Cell phones and BPD don't mix very well.  Persons with this disorder really struggle with appropriate cell phone use.  The phone becomes a means of escape to their new loves and a tool to constantly harass and punish those of us who have become devalued.  I have learned, the hard way, that my partner's difficulty with the cell phone is not my problem, it is her problem.  I am trying to let it go and focus on what brings happiness to my children and to me. 

We struggled with the cell phone thing for a long time.  Once my BPDwife attached to another man, she texted all the time, hundreds of messages to him a month.  She slept with her phone, took it everywhere.  She texted him constantly on a family vacation we took with the kids to Disney.  Before that point, I had already become devalued in her feelings -- I was the the "abuser" and she couldn't feel romantic love towards me anymore.  She was already "in love" with her new man, while keeping me to care for her and the children.

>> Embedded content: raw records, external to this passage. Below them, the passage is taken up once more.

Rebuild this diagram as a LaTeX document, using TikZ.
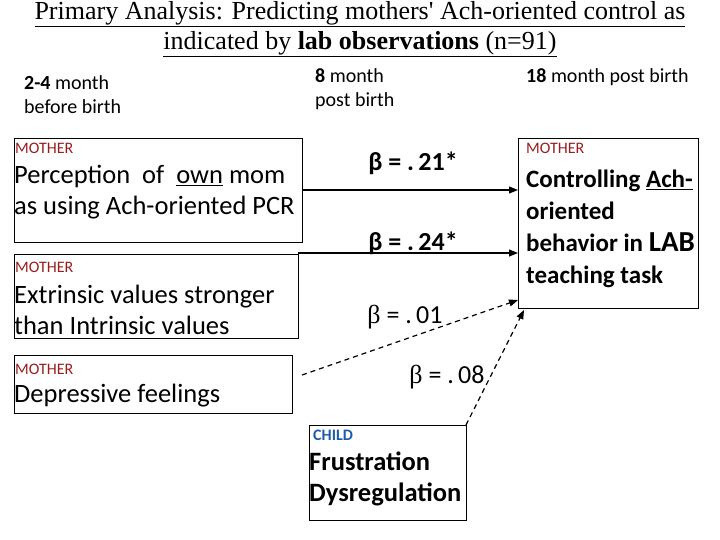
\documentclass[tikz,border=0pt]{standalone}
\usepackage{fontspec}
\setmainfont{Carlito}
\newfontfamily\tnr{Liberation Serif}
\usetikzlibrary{arrows.meta}
\definecolor{mred}{RGB}{150,30,30}
\definecolor{cblue}{RGB}{30,90,170}
\begin{document}
\begin{tikzpicture}[x=1pt,y=-1pt,
 box/.style={draw,line width=0.8pt},
 tag/.style={anchor=west,inner sep=0pt,font=\fontsize{16}{18}\selectfont},
 txt/.style={anchor=west,inner sep=0pt,align=left,font=\fontsize{26.5}{31}\selectfont},
 hdr/.style={anchor=west,inner sep=0pt,align=left,font=\fontsize{20}{24}\selectfont},
 beta/.style={inner sep=0pt,font=\fontsize{26}{28}\selectfont},
 sol/.style={line width=1.2pt,-{Triangle[length=9pt,width=7pt]}},
 dsh/.style={line width=1.2pt,dashed,dash pattern=on 5pt off 4pt,-{Triangle[length=9pt,width=7pt]}}]
\useasboundingbox (0,0) rectangle (720,540);
\node[inner sep=0pt,align=center,font=\tnr\fontsize{26}{30}\selectfont] (title) at (360,29)
 {\underline{Primary Analysis: Predicting mothers' Ach-oriented control as}\\ \underline{indicated by \textbf{lab observations} (n=91)}};
\node[hdr] (h1) at (24,95) {\textbf{2-4} month\\before birth};
\node[hdr] (h2) at (315,89) {\textbf{8} month\\post birth};
\node[hdr] (h3) at (526,77) {\textbf{18} month post birth};
% boxes
\draw[box] (14,138) rectangle (302,242);
\node[tag,text=mred] (t1) at (15,148) {MOTHER};
\node[txt] (x1) at (14,192) {Perception\ \ of\ \ \underline{own} mom\\as using Ach-oriented PCR};
\draw[box] (14,254) rectangle (298,338);
\node[tag,text=mred] (t2) at (15,267) {MOTHER};
\node[txt] (x2) at (14,310) {Extrinsic values stronger\\than Intrinsic values};
\draw[box] (14,355) rectangle (292,413);
\node[tag,text=mred] (t3) at (15,369) {MOTHER};
\node[txt] (x3) at (14,396) {Depressive feelings};
\draw[box] (309,425) rectangle (466,520);
\node[tag,text=cblue,font=\fontsize{16}{18}\selectfont\bfseries] (t4) at (313,435) {CHILD};
\node[txt] (x4) at (309,479) {\textbf{Frustration}\\\textbf{Dysregulation}};
\draw[box] (518,138) rectangle (698,308);
\node[tag,text=mred] (t5) at (526,148) {MOTHER};
\node[anchor=west,inner sep=0pt,align=left,font=\fontsize{25}{32}\selectfont\bfseries] (x5) at (526,229)
 {Controlling \underline{Ach-}\\oriented\\behavior in {\fontsize{29}{32}\selectfont LAB}\\teaching task};
% arrows
\coordinate (s1) at (302,190); \coordinate (e1) at (518,190);
\coordinate (s2) at (298,253); \coordinate (e2) at (518,253);
\coordinate (s3) at (302,375); \coordinate (e3) at (518,300);
\coordinate (s4) at (466,425); \coordinate (e4) at (524,310);
\draw[sol] (s1) -- (e1);
\draw[sol] (s2) -- (e2);
\draw[dsh] (s3) -- (e3);
\draw[dsh] (s4) -- (e4);
\node[beta,font=\fontsize{26}{28}\selectfont\bfseries] (l1) at (413,163) {β = .\,21*};
\node[beta,font=\fontsize{26}{28}\selectfont\bfseries] (l2) at (413,243) {β = .\,24*};
\node[beta] (l3) at (405,317) {{\tnr β} = .\,01};
\node[beta] (l4) at (447,377) {{\tnr β} = .\,08};
\end{tikzpicture}
\end{document}
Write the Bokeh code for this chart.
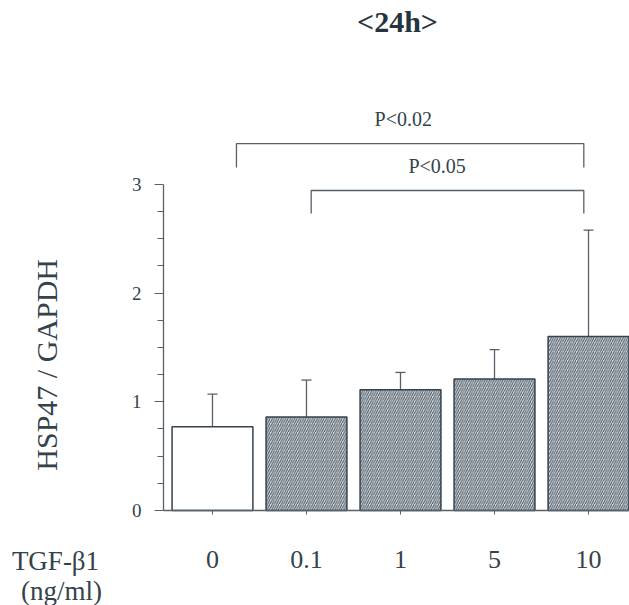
import math
from bokeh.plotting import figure
from bokeh.models import ColumnDataSource, FixedTicker, Whisker, TeeHead, Range1d
from bokeh.core.properties import value
from bokeh.embed import file_html
from bokeh.resources import INLINE

# ---- data ----
doses = ["0", "0.1", "1", "5", "10"]          # TGF-beta1 (ng/ml)
means = [0.77, 0.86, 1.11, 1.21, 1.60]        # HSP47 / GAPDH
errors = [0.30, 0.34, 0.16, 0.27, 0.98]       # upper error
y_ticks = [0, 1, 2, 3]
comparisons = [("0", "10", "P<0.02"), ("0.1", "10", "P<0.05")]
title_text = "<24h>"
y_label = "HSP47 / GAPDH"
x_row_label = ["TGF-\u03b21", "(ng/ml)"]

FONT = "Liberation Serif"
TXT = "#34424c"
LINE = "#56616a"

xs = list(range(len(doses)))
upper = [m + e for m, e in zip(means, errors)]
fill = ["#ffffff"] + ["#d9dfe3"] * (len(doses) - 1)
hatch = [" "] + ["/"] * (len(doses) - 1)
src = ColumnDataSource(dict(x=xs, top=means, upper=upper, fill=fill, hatch=hatch))

p = figure(width=629, height=605, output_backend="svg", toolbar_location=None,
           x_range=Range1d(-2.255, 4.436), y_range=Range1d(-0.874, 4.692),
           min_border=0)
p.outline_line_color = None
p.xgrid.visible = False
p.ygrid.visible = False
p.background_fill_color = "white"

p.vbar(x="x", top="top", width=0.86, source=src, fill_color="fill",
       hatch_pattern="hatch", hatch_color="#45525d", hatch_scale=4.5, hatch_weight=1.0,
       line_color="#36424c", line_width=1.5)

w = Whisker(source=src, base="x", upper="upper", lower="top", dimension="height",
            line_color=LINE, line_width=1.3,
            upper_head=TeeHead(size=10, line_color=LINE, line_width=1.3), lower_head=None)
p.add_layout(w)

# significance brackets
bx, by = [], []
levels = [(3.376, 3.156, 0.255, -0.05), (2.944, 2.732, 0.05, -0.05)]
label_pos = [(2.03, 3.606), (2.39, 3.165)]
for (a, b, txt), (top, foot, lo, ro), (lx, ly) in zip(comparisons, levels, label_pos):
    x0 = doses.index(a) + lo
    x1 = doses.index(b) + ro
    bx.append([x0, x0, x1, x1])
    by.append([foot, top, top, foot])
    p.text(x=[lx], y=[ly], text=[txt], text_font=value(FONT), text_font_size="20px",
           text_color=TXT, text_align="center", text_baseline="middle")
p.multi_line(xs=bx, ys=by, line_color=LINE, line_width=1.3)

p.text(x=[1.968], y=[4.499], text=[title_text], text_font=value(FONT), text_font_size="30px",
       text_font_style="bold", text_color="#26343e", text_align="center", text_baseline="middle")

# y axis title
p.text(x=[-1.77], y=[1.34], text=[y_label], angle=math.pi / 2, text_font=value(FONT),
       text_font_size="30px", text_color=TXT, text_align="center", text_baseline="middle")

# row label at the left of the dose tick labels
p.text(x=[-1.67, -1.606], y=[-0.46, -0.736], text=x_row_label, text_font=value(FONT),
       text_font_size="27px", text_color=TXT, text_align="center", text_baseline="middle")

# axes
ya = p.yaxis[0]
ya.fixed_location = -0.521
ya.ticker = FixedTicker(ticks=y_ticks, minor_ticks=[t / 4 for t in range(1, 12) if t % 4])
ya.bounds = (0, 3)
ya.axis_line_color = LINE
ya.axis_line_width = 1.3
ya.major_tick_line_color = LINE
ya.minor_tick_line_color = LINE
ya.major_tick_out = 9
ya.major_tick_in = 0
ya.minor_tick_out = 6
ya.minor_tick_in = 0
ya.major_label_text_font = FONT
ya.major_label_text_font_size = "19px"
ya.major_label_text_color = TXT
ya.major_label_standoff = 13

xa = p.xaxis[0]
xa.fixed_location = 0
xa.bounds = (-0.521, 4.436)
xa.ticker = FixedTicker(ticks=xs, minor_ticks=[])
xa.major_label_overrides = {i: d for i, d in enumerate(doses)}
xa.axis_line_color = LINE
xa.axis_line_width = 1.3
xa.major_tick_line_color = LINE
xa.major_tick_out = 4
xa.major_tick_in = 0
xa.minor_tick_line_color = None
xa.major_label_text_font = FONT
xa.major_label_text_font_size = "26px"
xa.major_label_text_color = TXT
xa.major_label_standoff = 36

open("out.html", "w").write(file_html(p, INLINE))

Requests for my BPDwife to put the phone down and be with her family when she was with her family were met with hostility.  The cell phone became a constant insult and everyone in the house developed some pretty bad conditioned responses to the incoming message tones.  I still cringe when I hear incoming text tones.  It is bad enough for the non BPD adult partners in these situations, but imagine how my 5 and 8 year old children feel with a constant stream of "bing"... .mommy is going to ignore us again... ."bing"... .mommy's friends are more important than we are... .They must feel abandoned even when their mother is taking time with them to parent.  The children started acting out for attention in response to phone tones.  She then treated the children with hostility and the downward spiral continued. 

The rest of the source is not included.